Endowed Geology Chair Hastily Withdrawn : Academia: The president of Cal State San Marcos cites public criticism of donor’s conditions. He says faculty also would have found the arrangement unacceptable.
The president of Cal State San Marcos hastily withdrew a controversial endowed chair in geology Wednesday, citing public criticism and conceding that his faculty would have found the conditions attached to the $250,000 endowment unacceptable.
President Bill Stacy said his decision was based on a Times article on Wednesday in which professors and education officials said the conditions in the endowment agreement would be unacceptable to most legitimate scientists and universities.
The agreement would have committed the professor hired for the chair to study the theories of the Carlsbad farmer and rancher who gave the money. Allan O. Kelly, the chair’s donor, has no academic credentials in geology and his theories are widely regarded as outlandish.
Stacy’s decision was an embarrassing misstep for the state’s newest public university, which opened its doors to students Monday.
The agreement between the university and Kelly was scheduled to be signed this week. But Stacy said he would not sign the agreement because his new university could not suffer the appearance of impropriety.
“It’s crucial to avoid any further embarrassment to befall the university,” Stacy said. “It’s not just my neck, my shoulders. I want to make sure this university is squeaky clean in it perception and images.”
At the same time, Stacy acknowledged that his staff probably would have concluded that the endowment restrictions were improper because they required a professor to study a specific theory.
On Tuesday, Stacy had defended the agreement, saying that it was legitimate because the endowed professor could have studied other areas in addition to Kelly’s theories, which hold that many of Earth’s geological features as well as the Biblical flood were caused by impacts from other cosmic bodies.
Kelly, 89, was unavailable for comment Wednesday. On Tuesday, he had said that if he was giving the money, he should be able to see it used to further his work.
Stacy said he had informed Kelly of his decision Wednesday morning and that “he’s feisty and somewhat miffed, but he’s a very gracious gentleman in every regard.”

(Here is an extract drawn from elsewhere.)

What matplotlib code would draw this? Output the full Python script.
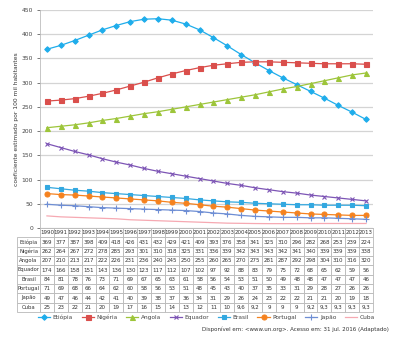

The endowment also would have named the professor the “premier professor” of arts and sciences, and required the geologist who filled the job to submit an annual report to Kelly on the research into his theories.
Scholars had called the terms ridiculous and academically irresponsible, saying that they infringe on the professor’s right to study what he or she feels is proper.
Geologists find Kelly’s theories ludicrous--although they said they would find nothing wrong with establishing a geology chair in the general area of impact theory--and they believe no one would have accepted a position under those conditions.
“After reading comments in today’s press, it is likely that the CSU San Marcos faculty review of the position . . . would have likely reached the same conclusion,” Stacy said.
Stacy insisted Wednesday that the conditions of the chair “did not shackle the academic freedom of the future holder of such a chair. He or she would have been free to pursue it as they saw fit.”
But he added that, in retrospect, he “would not have allowed a condition to be associated with the professorship. It seems like being a little bit pregnant.”
“I don’t want the energy of the president or the institution focused on that propriety and whether or not that was useful in any way to the study of geology,” said Stacy, who had consulted with a geologist he had known in Missouri when negotiating the terms of the endowment. “That is simply an area where, given the number of things we have to do, it’s not high on my list.”
Stacy’s reversal met with approval from academics who had criticized the conditions of the endowment.
“Based on what I have heard, I think that this is a wise decision,” said Albert Johnson, vice president of academic affairs at San Diego State University.
Johnson said that the newness of the university may have contributed to the earlier decision to accept the endowment.
“It’s new and small and procedures haven’t been worked out yet,” Johnson said. “The headiness of a new experience may blur your judgment, that’s all.”
“A quarter-million dollars, that would make anybody excited,” said Pat Abbot, professor and former chair of the San Diego State geology department. “I’m guessing that in their excitement, maybe they went public with (the endowment) a little too soon.”